**Work instructions**:
Your task is to repeat the lines from the line with "Rebuild this chart" to the line with "Chart.register(...registerables);", both ends included, and nothing else. Pictures stay out of the copy.
________
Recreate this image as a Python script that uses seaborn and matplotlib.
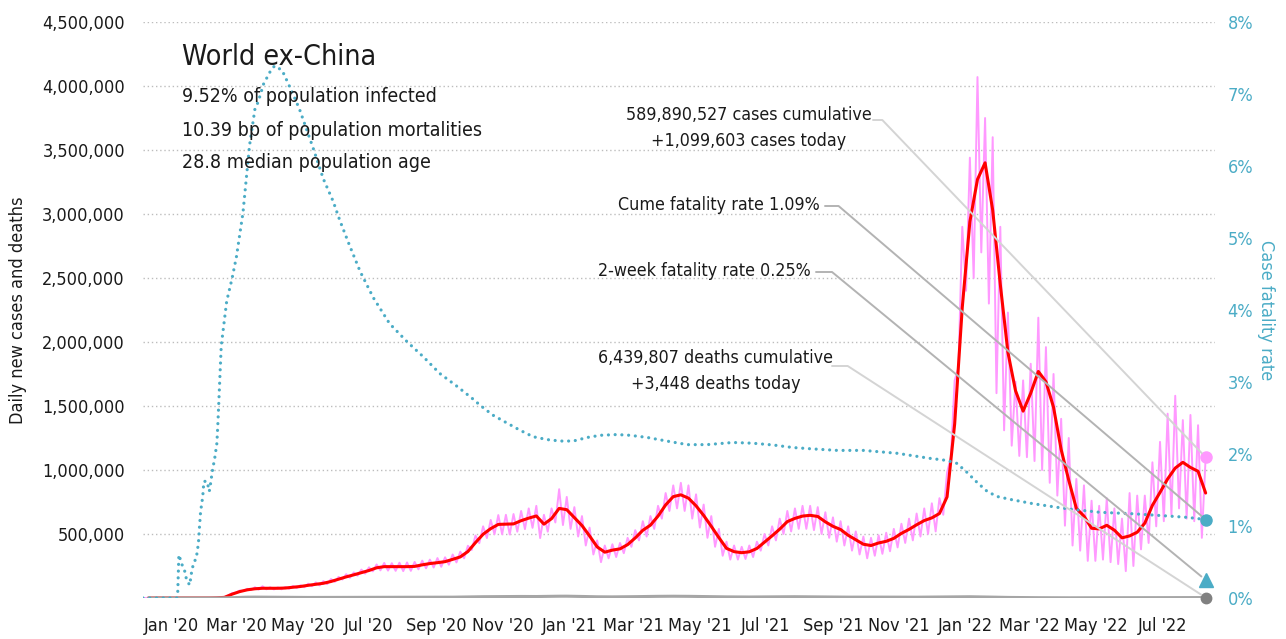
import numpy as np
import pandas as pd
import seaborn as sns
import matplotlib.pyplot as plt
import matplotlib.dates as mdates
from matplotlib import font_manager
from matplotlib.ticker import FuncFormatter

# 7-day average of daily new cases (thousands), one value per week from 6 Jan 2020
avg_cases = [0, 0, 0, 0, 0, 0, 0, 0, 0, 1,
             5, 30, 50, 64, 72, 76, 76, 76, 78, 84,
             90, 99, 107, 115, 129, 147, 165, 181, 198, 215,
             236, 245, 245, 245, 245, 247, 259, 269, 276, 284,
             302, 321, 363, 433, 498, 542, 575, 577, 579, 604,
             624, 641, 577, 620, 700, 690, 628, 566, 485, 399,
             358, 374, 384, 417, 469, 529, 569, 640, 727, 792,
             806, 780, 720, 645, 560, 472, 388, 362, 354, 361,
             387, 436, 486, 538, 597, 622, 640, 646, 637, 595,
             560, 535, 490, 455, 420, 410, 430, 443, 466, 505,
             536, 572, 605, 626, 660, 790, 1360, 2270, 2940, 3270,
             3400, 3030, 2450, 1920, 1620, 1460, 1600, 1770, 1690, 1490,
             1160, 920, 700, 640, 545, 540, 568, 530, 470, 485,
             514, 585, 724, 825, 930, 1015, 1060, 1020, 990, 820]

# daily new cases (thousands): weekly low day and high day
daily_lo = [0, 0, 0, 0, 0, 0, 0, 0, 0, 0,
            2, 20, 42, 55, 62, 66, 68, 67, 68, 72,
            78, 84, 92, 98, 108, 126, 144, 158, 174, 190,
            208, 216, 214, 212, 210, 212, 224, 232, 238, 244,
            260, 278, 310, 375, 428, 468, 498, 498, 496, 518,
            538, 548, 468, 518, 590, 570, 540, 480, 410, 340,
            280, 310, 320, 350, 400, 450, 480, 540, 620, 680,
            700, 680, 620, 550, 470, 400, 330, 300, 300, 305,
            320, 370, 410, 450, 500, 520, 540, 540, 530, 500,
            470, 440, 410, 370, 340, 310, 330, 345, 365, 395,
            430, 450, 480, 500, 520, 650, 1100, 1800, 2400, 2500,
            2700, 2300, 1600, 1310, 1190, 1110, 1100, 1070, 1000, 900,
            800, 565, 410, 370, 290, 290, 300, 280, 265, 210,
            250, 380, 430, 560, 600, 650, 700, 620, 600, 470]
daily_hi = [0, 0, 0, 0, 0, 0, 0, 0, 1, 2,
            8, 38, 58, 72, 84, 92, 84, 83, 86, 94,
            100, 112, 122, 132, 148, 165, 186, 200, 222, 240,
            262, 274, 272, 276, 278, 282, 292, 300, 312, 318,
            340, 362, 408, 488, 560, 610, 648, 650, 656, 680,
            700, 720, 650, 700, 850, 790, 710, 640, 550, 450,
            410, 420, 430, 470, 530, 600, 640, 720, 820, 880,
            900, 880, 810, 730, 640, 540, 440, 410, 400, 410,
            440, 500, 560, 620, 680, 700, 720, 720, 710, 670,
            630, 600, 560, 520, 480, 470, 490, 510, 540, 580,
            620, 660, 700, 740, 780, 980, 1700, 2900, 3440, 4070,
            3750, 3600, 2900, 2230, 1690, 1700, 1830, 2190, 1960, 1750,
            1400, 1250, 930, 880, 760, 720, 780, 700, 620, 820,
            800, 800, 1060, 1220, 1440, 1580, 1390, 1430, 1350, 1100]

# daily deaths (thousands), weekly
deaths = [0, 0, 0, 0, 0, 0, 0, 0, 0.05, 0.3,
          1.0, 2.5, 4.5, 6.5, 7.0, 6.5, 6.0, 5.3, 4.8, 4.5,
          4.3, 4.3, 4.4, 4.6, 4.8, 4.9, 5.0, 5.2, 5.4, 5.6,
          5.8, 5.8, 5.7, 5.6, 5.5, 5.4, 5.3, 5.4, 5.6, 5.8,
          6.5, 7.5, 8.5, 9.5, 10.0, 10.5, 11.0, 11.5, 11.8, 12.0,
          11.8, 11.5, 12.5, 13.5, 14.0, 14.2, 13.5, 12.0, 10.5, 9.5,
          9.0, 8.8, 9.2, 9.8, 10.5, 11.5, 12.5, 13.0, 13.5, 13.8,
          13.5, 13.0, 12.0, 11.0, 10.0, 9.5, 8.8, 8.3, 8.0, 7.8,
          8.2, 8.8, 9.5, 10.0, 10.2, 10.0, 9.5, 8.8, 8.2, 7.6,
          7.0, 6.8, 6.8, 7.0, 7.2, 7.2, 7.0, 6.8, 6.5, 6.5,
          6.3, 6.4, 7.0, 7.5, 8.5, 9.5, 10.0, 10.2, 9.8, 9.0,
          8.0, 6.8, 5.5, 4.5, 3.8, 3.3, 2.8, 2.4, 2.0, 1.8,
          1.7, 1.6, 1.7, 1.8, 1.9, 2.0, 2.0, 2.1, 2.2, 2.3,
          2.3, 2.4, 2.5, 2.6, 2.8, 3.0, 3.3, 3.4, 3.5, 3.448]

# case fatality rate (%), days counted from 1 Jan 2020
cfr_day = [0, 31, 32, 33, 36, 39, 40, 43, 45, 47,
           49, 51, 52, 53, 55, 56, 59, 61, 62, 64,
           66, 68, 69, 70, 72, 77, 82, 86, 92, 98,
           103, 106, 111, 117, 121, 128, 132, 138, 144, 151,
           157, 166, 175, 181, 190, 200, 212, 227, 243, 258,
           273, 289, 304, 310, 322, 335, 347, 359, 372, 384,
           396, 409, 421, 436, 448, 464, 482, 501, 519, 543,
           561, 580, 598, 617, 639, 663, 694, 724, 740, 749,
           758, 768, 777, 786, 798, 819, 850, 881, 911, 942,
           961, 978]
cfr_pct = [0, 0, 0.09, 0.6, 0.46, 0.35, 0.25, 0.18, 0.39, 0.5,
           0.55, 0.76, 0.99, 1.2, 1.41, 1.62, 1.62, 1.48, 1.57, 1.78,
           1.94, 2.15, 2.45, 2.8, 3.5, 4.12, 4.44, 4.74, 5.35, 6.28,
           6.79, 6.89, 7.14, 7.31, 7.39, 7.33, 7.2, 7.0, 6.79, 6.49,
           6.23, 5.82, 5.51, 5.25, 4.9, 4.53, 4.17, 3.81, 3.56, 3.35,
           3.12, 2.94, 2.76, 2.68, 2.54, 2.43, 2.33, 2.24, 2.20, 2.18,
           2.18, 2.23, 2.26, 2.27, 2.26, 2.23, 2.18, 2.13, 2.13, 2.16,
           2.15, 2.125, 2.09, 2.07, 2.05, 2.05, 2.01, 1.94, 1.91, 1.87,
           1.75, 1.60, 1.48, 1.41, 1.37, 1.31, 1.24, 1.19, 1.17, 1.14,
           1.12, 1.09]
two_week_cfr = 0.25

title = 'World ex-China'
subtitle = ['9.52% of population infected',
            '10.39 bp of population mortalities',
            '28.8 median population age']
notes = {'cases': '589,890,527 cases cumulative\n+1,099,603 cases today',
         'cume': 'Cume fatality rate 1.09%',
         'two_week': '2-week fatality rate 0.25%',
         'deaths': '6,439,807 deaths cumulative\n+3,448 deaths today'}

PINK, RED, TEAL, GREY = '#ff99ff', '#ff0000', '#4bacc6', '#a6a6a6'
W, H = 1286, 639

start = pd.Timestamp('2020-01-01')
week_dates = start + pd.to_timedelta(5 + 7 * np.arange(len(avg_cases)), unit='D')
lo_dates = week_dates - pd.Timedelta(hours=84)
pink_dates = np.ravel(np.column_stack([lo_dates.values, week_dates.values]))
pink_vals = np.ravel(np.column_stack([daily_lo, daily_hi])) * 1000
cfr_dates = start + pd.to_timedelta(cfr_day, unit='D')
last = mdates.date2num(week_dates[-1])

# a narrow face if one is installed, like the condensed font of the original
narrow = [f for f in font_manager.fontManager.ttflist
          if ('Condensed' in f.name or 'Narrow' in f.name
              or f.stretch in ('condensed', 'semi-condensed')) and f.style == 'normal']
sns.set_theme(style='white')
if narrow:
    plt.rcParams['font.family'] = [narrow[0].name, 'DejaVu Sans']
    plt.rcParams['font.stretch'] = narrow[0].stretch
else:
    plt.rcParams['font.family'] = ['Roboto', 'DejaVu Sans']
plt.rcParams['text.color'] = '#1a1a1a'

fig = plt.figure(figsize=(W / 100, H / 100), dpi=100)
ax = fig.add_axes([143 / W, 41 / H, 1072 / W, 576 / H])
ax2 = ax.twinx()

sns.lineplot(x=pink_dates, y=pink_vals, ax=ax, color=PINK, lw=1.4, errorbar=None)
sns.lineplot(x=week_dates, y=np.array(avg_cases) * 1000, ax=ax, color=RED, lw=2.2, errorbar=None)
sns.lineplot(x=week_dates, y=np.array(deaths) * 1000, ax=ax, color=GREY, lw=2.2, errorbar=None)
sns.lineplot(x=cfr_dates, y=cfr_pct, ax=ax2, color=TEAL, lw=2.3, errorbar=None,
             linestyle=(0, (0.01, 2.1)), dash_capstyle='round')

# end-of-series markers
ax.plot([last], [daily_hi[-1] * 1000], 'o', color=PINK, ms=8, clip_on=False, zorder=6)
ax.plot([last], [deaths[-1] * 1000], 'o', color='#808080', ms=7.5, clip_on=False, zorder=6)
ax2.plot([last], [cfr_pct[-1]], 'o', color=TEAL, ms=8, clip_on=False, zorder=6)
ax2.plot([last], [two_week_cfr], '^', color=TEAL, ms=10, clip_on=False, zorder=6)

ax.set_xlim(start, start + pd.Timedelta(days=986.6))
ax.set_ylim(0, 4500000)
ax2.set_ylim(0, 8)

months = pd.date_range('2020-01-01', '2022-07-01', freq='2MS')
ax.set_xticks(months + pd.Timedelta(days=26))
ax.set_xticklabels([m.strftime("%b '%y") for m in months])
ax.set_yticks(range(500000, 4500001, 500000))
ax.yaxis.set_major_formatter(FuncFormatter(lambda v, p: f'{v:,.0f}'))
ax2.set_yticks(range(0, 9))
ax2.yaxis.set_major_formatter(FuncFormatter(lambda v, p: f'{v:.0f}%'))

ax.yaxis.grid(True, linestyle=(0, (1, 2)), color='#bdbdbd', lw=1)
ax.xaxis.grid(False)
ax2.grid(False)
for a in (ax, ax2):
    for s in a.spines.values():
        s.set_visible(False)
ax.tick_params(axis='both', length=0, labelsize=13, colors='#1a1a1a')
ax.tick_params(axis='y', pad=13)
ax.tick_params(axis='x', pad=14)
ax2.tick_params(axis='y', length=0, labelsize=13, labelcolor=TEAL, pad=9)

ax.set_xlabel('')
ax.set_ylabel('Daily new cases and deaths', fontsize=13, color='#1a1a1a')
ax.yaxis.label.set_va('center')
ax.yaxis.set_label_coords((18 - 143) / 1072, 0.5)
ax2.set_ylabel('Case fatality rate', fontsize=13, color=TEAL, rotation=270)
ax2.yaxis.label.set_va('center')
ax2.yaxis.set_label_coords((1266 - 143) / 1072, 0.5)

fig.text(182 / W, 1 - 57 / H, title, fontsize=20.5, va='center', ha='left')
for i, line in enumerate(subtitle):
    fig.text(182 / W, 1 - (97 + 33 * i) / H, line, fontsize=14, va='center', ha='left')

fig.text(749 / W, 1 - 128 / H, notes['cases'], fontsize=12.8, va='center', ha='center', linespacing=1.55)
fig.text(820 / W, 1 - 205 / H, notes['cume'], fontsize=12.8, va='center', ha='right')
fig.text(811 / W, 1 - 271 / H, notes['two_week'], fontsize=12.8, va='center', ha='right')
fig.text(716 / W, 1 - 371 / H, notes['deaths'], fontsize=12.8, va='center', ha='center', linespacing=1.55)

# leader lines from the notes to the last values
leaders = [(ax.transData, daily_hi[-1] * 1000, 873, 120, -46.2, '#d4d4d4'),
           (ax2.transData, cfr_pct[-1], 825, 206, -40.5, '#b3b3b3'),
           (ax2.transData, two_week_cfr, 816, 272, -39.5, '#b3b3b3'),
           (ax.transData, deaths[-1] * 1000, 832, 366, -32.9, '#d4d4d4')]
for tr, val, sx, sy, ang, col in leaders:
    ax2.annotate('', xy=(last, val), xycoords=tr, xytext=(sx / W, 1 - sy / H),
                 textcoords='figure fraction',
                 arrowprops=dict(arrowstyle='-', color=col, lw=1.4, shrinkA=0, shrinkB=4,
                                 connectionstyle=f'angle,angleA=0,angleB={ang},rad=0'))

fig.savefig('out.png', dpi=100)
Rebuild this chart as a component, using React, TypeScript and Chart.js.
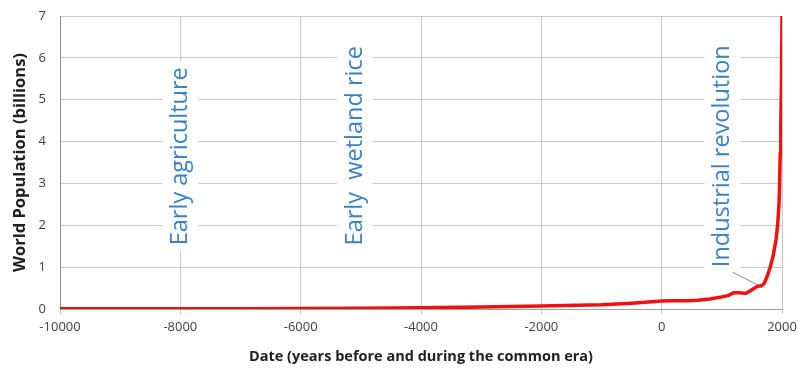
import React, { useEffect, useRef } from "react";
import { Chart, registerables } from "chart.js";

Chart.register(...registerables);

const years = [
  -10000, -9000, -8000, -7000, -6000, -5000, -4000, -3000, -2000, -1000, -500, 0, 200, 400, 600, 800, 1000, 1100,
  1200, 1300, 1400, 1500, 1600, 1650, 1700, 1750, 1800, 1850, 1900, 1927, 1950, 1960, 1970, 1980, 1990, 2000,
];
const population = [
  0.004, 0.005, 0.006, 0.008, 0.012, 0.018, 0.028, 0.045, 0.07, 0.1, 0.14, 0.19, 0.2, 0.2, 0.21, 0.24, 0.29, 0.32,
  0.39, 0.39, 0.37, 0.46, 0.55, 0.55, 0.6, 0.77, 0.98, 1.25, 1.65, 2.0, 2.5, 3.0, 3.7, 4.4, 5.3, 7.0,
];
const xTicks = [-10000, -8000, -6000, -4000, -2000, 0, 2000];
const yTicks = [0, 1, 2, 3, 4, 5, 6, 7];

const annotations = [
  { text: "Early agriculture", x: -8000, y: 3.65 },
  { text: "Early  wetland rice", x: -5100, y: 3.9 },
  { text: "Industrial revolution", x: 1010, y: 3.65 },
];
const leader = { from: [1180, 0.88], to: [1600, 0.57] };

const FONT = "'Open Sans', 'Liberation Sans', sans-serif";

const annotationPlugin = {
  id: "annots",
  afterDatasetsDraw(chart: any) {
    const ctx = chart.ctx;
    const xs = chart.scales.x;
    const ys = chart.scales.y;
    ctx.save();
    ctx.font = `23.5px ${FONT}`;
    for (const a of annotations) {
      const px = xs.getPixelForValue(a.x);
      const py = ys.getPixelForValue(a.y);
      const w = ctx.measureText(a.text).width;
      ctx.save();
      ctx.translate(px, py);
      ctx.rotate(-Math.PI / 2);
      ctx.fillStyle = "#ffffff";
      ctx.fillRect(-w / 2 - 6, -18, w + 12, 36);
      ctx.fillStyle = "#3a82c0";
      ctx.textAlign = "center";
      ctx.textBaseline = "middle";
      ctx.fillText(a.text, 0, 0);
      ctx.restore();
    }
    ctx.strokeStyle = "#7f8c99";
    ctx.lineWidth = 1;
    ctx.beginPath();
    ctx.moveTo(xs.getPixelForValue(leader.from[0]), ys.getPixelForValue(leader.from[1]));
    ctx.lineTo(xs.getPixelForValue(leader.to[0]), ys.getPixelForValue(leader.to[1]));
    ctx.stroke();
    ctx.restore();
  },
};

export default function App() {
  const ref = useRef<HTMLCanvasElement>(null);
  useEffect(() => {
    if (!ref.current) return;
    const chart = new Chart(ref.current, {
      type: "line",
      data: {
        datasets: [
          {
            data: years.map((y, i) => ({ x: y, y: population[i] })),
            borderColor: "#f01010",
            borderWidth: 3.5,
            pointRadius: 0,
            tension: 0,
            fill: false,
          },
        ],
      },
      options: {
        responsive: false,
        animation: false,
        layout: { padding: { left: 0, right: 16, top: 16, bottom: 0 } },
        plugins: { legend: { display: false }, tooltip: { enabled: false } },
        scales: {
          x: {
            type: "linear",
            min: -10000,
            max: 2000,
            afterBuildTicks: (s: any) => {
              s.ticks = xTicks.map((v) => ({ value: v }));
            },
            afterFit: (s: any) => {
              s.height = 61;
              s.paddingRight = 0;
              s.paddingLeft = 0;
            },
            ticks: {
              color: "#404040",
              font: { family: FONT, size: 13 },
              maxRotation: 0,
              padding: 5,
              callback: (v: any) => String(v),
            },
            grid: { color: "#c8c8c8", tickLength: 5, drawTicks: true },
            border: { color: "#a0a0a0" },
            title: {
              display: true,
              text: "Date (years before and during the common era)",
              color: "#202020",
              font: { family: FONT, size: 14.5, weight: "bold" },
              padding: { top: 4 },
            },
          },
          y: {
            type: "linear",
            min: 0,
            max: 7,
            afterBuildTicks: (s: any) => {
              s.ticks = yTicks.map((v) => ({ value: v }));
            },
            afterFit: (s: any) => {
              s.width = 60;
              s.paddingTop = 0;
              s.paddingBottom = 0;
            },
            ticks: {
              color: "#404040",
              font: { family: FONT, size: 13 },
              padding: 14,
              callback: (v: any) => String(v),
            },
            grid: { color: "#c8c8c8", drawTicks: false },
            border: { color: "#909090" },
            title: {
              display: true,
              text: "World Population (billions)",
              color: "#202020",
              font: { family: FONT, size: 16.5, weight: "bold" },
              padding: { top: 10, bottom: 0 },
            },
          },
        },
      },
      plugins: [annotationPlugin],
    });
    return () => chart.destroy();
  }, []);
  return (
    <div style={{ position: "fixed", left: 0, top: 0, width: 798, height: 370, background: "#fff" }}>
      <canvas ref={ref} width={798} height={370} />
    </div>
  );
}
________
**Full output**:
Rebuild this chart as a component, using React, TypeScript and Chart.js.
import React, { useEffect, useRef } from "react";
import { Chart, registerables } from "chart.js";

Chart.register(...registerables);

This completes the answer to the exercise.